4. The planar coil module according to claim 1, wherein the geometric shape is a rectangle enclosing the two planar coils.

5. The planar coil module according to claim 1, wherein the geometric shape is a polygon enclosing the two planar coils.

6. The planar coil module according to claim 1, further including an insulation sheet, arranged between the first and second coils.

7. The planar coil module according to claim 6, wherein the insulation sheet comprises a recession, to be engaged by the connection portion.

8. The planar coil module according to claim 1, wherein the first planar coil, the second planar coil and the connection portion are prepared from a single continuous blank.

9. The planar coil module according to claim 1, wherein the connection portion is one selected from the group consisted of a welder and an adhesive and conductive material.

10. The planar coil module according to claim 1, wherein the first and second coil respectively form a circular spiral and the inner loops and outer loops of the first and second planar coils respectively form substantially a loop.

11. The planar coil module according to claim 1, wherein the first and second coils respectively form a polygonal spiral and the inner loops and outer loops of the first and second planar coils respectively form substantially a loop.

12. A planar coil assembly, comprising at least a first planar coil module and a second planar module,

wherein each planar coil module comprises a first planar coil, a second planar coil and a connection portion to connect the first and second planar coils in series;

wherein the first and second coils respectively include an outer loop and an inner loop, connected in series and separated by a first distance, with the inner loops of the first and second planar coils connected by the connection portion;

wherein the first and second planar coils are provided in two neighboring planes and are separated by a second distance; and

wherein the outer loops of the first and second planar coils respectively include an outer terminal away from the inner loop, wherein the outer terminals extend to form a pad;

wherein the pad of the first planar coil locates at a first position at peripheral of an imaginary geometric shape that encloses the two planar coils and the pad of the second planar coil locates at a second position apart from the first position at peripheral of the geometric shape;

wherein the pad of the first planar coil of the second planar coil module locates at the second position at peripheral of the geometric shape and the pad of the second planar coil of the second planar coil module locates at a third position apart from the first and second positions at peripheral of the geometric shape; and

wherein the two planar coil modules connect at the second position.

13. The planar coil assembly according to claim 12, wherein the 4 pads extend in a height direction to a same height.

14. The planar coil assembly according to claim 12, wherein the geometric shape is a rectangle enclosing the two planar coils.

15. The planar coil assembly according to claim 12, further including two insulation sheets, each arranged between the first and second coils of the respective planar coil modules.

16. The planar coil assembly according to claim 15, wherein the insulation sheet comprises a recession, to be engaged by the connection portion.

17. The planar coil assembly according to claim 1, wherein the first planar coil, the second planar coil and the connection portion of each planar coil module are prepared from a single continuous blank.

18. The planar coil assembly according to claim 12, wherein the connection portion is one selected from the group consisted of a welder and an adhesive and conductive material.

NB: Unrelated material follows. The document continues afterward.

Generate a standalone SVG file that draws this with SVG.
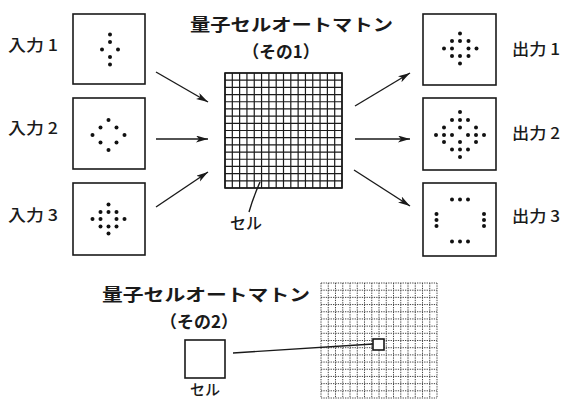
<svg xmlns="http://www.w3.org/2000/svg" width="565" height="401" viewBox="0 0 565 401">
<style>
.box{fill:#fff;stroke:#1a1a1a;stroke-width:1.6}
.dot{fill:#111}
.t{font-family:"Noto Sans CJK JP","Noto Sans",sans-serif;fill:#1a1a1a}
.title{font-size:17px;font-weight:bold}
.lbl{font-size:16px;font-weight:500}
.conn{stroke:#1a1a1a;stroke-width:1.4;fill:none}
.grid{stroke:#1a1a1a;stroke-width:1.2;fill:none}
.dgrid{stroke:#444;stroke-width:1;stroke-dasharray:1.3 1.1;fill:none}
</style>
<defs>
<marker id="ah" markerUnits="userSpaceOnUse" markerWidth="12" markerHeight="8" refX="12" refY="3.5" orient="auto">
<path d="M0,0 L12,3.5 L0,7 L3,3.5 z" fill="#1a1a1a"/>
</marker>
</defs>

<g id="title1">
<text class="t title" x="190" y="31" textLength="203" lengthAdjust="spacingAndGlyphs">量子セルオートマトン</text>
<text class="t title" x="281" y="58" text-anchor="middle" textLength="77" lengthAdjust="spacingAndGlyphs">（その1）</text>
</g>

<g id="in1">
<rect class="box" x="73" y="14" width="72" height="70"/>
<circle class="dot" cx="110" cy="34.5" r="2"/><circle class="dot" cx="110" cy="42" r="2"/>
<circle class="dot" cx="102" cy="49.5" r="2"/><circle class="dot" cx="118" cy="49.5" r="2"/>
<circle class="dot" cx="110" cy="57" r="2"/><circle class="dot" cx="110" cy="64.5" r="2"/>
<text class="t lbl" x="8" y="51" textLength="50" lengthAdjust="spacingAndGlyphs">入力 1</text>
</g>

<g id="in2">
<rect class="box" x="73" y="98" width="72" height="71"/>
<circle class="dot" cx="108.5" cy="120" r="2"/>
<circle class="dot" cx="100.5" cy="127.5" r="2"/><circle class="dot" cx="116.5" cy="127.5" r="2"/>
<circle class="dot" cx="92.5" cy="135" r="2"/><circle class="dot" cx="124.5" cy="135" r="2"/>
<circle class="dot" cx="100.5" cy="142.5" r="2"/><circle class="dot" cx="116.5" cy="142.5" r="2"/>
<circle class="dot" cx="108.5" cy="150" r="2"/>
<text class="t lbl" x="8" y="134" textLength="50" lengthAdjust="spacingAndGlyphs">入力 2</text>
</g>

<g id="in3">
<rect class="box" x="73" y="183" width="72" height="72"/>
<circle class="dot" cx="108.5" cy="204.5" r="2"/>
<circle class="dot" cx="100.5" cy="212" r="2"/><circle class="dot" cx="108.5" cy="212" r="2"/><circle class="dot" cx="116.5" cy="212" r="2"/>
<circle class="dot" cx="92.5" cy="219" r="2"/><circle class="dot" cx="100.5" cy="219" r="2"/><circle class="dot" cx="116.5" cy="219" r="2"/><circle class="dot" cx="124.5" cy="219" r="2"/>
<circle class="dot" cx="100.5" cy="226.5" r="2"/><circle class="dot" cx="108.5" cy="226.5" r="2"/><circle class="dot" cx="116.5" cy="226.5" r="2"/>
<circle class="dot" cx="108.5" cy="233.5" r="2"/>
<text class="t lbl" x="8" y="221" textLength="50" lengthAdjust="spacingAndGlyphs">入力 3</text>
</g>

<g id="automaton1">
<rect x="225" y="73" width="117" height="115" fill="#fff"/>
<path class="grid" d="M225 73V188M232.31 73V188M239.63 73V188M246.94 73V188M254.25 73V188M261.56 73V188M268.88 73V188M276.19 73V188M283.5 73V188M290.81 73V188M298.13 73V188M305.44 73V188M312.75 73V188M320.06 73V188M327.38 73V188M334.69 73V188M342 73V188M225 73H342M225 80.19H342M225 87.38H342M225 94.56H342M225 101.75H342M225 108.94H342M225 116.13H342M225 123.31H342M225 130.5H342M225 137.69H342M225 144.88H342M225 152.06H342M225 159.25H342M225 166.44H342M225 173.63H342M225 180.81H342M225 188H342"/>
<rect x="225" y="73" width="117" height="115" fill="none" stroke="#1a1a1a" stroke-width="1.6"/>
<path class="conn" d="M249 212 Q253 198 260 182"/>
<text class="t" x="246" y="229" font-size="16" font-weight="500" text-anchor="middle">セル</text>
</g>

<g id="out1">
<rect class="box" x="423" y="14" width="73" height="71"/>
<circle class="dot" cx="460" cy="33.5" r="2"/>
<circle class="dot" cx="452" cy="41" r="2"/><circle class="dot" cx="460" cy="41" r="2"/><circle class="dot" cx="468.5" cy="41" r="2"/>
<circle class="dot" cx="444" cy="48.5" r="2"/><circle class="dot" cx="452" cy="48.5" r="2"/><circle class="dot" cx="468.5" cy="48.5" r="2"/><circle class="dot" cx="476.5" cy="48.5" r="2"/>
<circle class="dot" cx="452" cy="56" r="2"/><circle class="dot" cx="460" cy="56" r="2"/><circle class="dot" cx="468.5" cy="56" r="2"/>
<circle class="dot" cx="460" cy="63.5" r="2"/>
<text class="t lbl" x="512" y="55" textLength="48" lengthAdjust="spacingAndGlyphs">出力 1</text>
</g>

<g id="out2">
<rect class="box" x="423" y="98" width="73" height="72"/>
<circle class="dot" cx="460" cy="112" r="2"/>
<circle class="dot" cx="452" cy="120" r="2"/><circle class="dot" cx="460" cy="120" r="2"/><circle class="dot" cx="468" cy="120" r="2"/>
<circle class="dot" cx="444" cy="127.5" r="2"/><circle class="dot" cx="460" cy="127.5" r="2"/><circle class="dot" cx="476" cy="127.5" r="2"/>
<circle class="dot" cx="436" cy="135" r="2"/><circle class="dot" cx="444" cy="135" r="2"/><circle class="dot" cx="452" cy="135" r="2"/><circle class="dot" cx="468" cy="135" r="2"/><circle class="dot" cx="476" cy="135" r="2"/><circle class="dot" cx="484" cy="135" r="2"/>
<circle class="dot" cx="444" cy="142" r="2"/><circle class="dot" cx="460" cy="142" r="2"/><circle class="dot" cx="476" cy="142" r="2"/>
<circle class="dot" cx="452" cy="149.5" r="2"/><circle class="dot" cx="460" cy="149.5" r="2"/><circle class="dot" cx="468" cy="149.5" r="2"/>
<circle class="dot" cx="460" cy="157" r="2"/>
<text class="t lbl" x="512" y="139" textLength="48" lengthAdjust="spacingAndGlyphs">出力 2</text>
</g>

<g id="out3">
<rect class="box" x="423" y="183" width="73" height="73"/>
<circle class="dot" cx="452" cy="199.5" r="2"/><circle class="dot" cx="460" cy="199.5" r="2"/><circle class="dot" cx="468" cy="199.5" r="2"/>
<circle class="dot" cx="452" cy="241.5" r="2"/><circle class="dot" cx="460" cy="241.5" r="2"/><circle class="dot" cx="468" cy="241.5" r="2"/>
<circle class="dot" cx="436.5" cy="214" r="2"/><circle class="dot" cx="436.5" cy="220" r="2"/><circle class="dot" cx="436.5" cy="226" r="2"/>
<circle class="dot" cx="484" cy="214" r="2"/><circle class="dot" cx="484" cy="220" r="2"/><circle class="dot" cx="484" cy="226" r="2"/>
<text class="t lbl" x="512" y="222" textLength="48" lengthAdjust="spacingAndGlyphs">出力 3</text>
</g>

<g id="title2">
<text class="t title" x="102" y="301" textLength="208" lengthAdjust="spacingAndGlyphs">量子セルオートマトン</text>
<text class="t title" x="199" y="328" text-anchor="middle" textLength="78" lengthAdjust="spacingAndGlyphs">（その2）</text>
</g>

<g id="cell2">
<rect class="box" x="185" y="340" width="40" height="38"/>
<text class="t" x="205" y="395" font-size="15" font-weight="500" text-anchor="middle">セル</text>
</g>

<g id="automaton2">
<path class="dgrid" d="M321 283V398M328.25 283V398M335.5 283V398M342.75 283V398M350 283V398M357.25 283V398M364.5 283V398M371.75 283V398M379 283V398M386.25 283V398M393.5 283V398M400.75 283V398M408 283V398M415.25 283V398M422.5 283V398M429.75 283V398M437 283V398M321 283H437M321 290.19H437M321 297.38H437M321 304.56H437M321 311.75H437M321 318.94H437M321 326.13H437M321 333.31H437M321 340.5H437M321 347.69H437M321 354.88H437M321 362.06H437M321 369.25H437M321 376.44H437M321 383.63H437M321 390.81H437M321 398H437"/>
<rect x="373" y="339" width="11" height="11" fill="#fff" stroke="#1a1a1a" stroke-width="1.6"/>
</g>

<g id="connectors">
<line class="conn" x1="156" y1="72" x2="208" y2="102" marker-end="url(#ah)"/>
<line class="conn" x1="156" y1="139" x2="208" y2="139" marker-end="url(#ah)"/>
<line class="conn" x1="156" y1="207" x2="208" y2="172" marker-end="url(#ah)"/>
<line class="conn" x1="355" y1="106" x2="410" y2="73" marker-end="url(#ah)"/>
<line class="conn" x1="355" y1="139" x2="410" y2="139" marker-end="url(#ah)"/>
<line class="conn" x1="354" y1="170" x2="410" y2="206" marker-end="url(#ah)"/>
<line class="conn" x1="233" y1="353" x2="373" y2="344"/>
</g>
</svg>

19. The planar coil assembly according to claim 12, wherein the first and second coil of the respective planar coil modules respectively form a circular spiral and the inner loops and outer loops of the first and second planar coils respectively form substantially a loop.

20. A planar transformer, comprising a first planar coil module, a third planar coil module stacked on the first planar coil module and a core,

wherein the first planar coil module comprises a first planar coil, a second planar coil and a connection portion to connect the first and second planar coils in series;

wherein the first and second coils respectively include an outer loop and an inner loop, connected in series and separated by a first distance, with the inner loops of the first and second planar coils connected by the connection portion;

wherein the first and second planar coils are provided in two neighboring planes and are separated by a second distance;

wherein the outer loops of the first and second planar coils respectively include an outer terminal away from the inner loop, wherein the outer terminals extend to form a pad; and

wherein the pad of the first planar coil locates at a first position at peripheral of an imaginary geometric shape that encloses the two planar coils and the pad of the second planar coil locates at a second position apart from the first position at peripheral of the geometric shape;

wherein the third planar coil module includes at least a planar coil; and

wherein the core extends orthogonally to the plane of the two planar coil modules and passes through the central portion of the two coil modules.

21. The planar transformer according to claim 20, further comprising a casing enclosing the core and the coil portions of the two planar coil modules.

22. The planar transformer according to claim 20, further comprising a second planar coil module, said second planar coil module comprising a first planar coil, a second planar coil and a connection portion to connect the first and second planar coils in series;

wherein the first and second coils respectively include an outer loop and an inner loop, connected in series and separated by a first distance, with the inner loops of the first and second planar coils connected by the connection portion;

wherein the first and second planar coils are provided in two neighboring planes and are separated by a second distance; and

wherein the outer loops of the first and second planar coils respectively include an outer terminal away from the inner loop, wherein the outer terminals extend to form a pad;

wherein the pad of the first planar coil of the second planar coil module locates at the second position at peripheral of the geometric shape and the pad of the second planar coil of the second planar coil module locates at a third position apart from the first and second positions at peripheral of the geometric shape; and

wherein the two planar coil modules connect at the second position.

23. The planar transformer according to claim 22, wherein the third planar coil modules is arranged between the first and second planar coil modules.

24. The planar transformer according to claim 22, further comprising a metal casing to enclose the core and the coil portions of the three coil modules.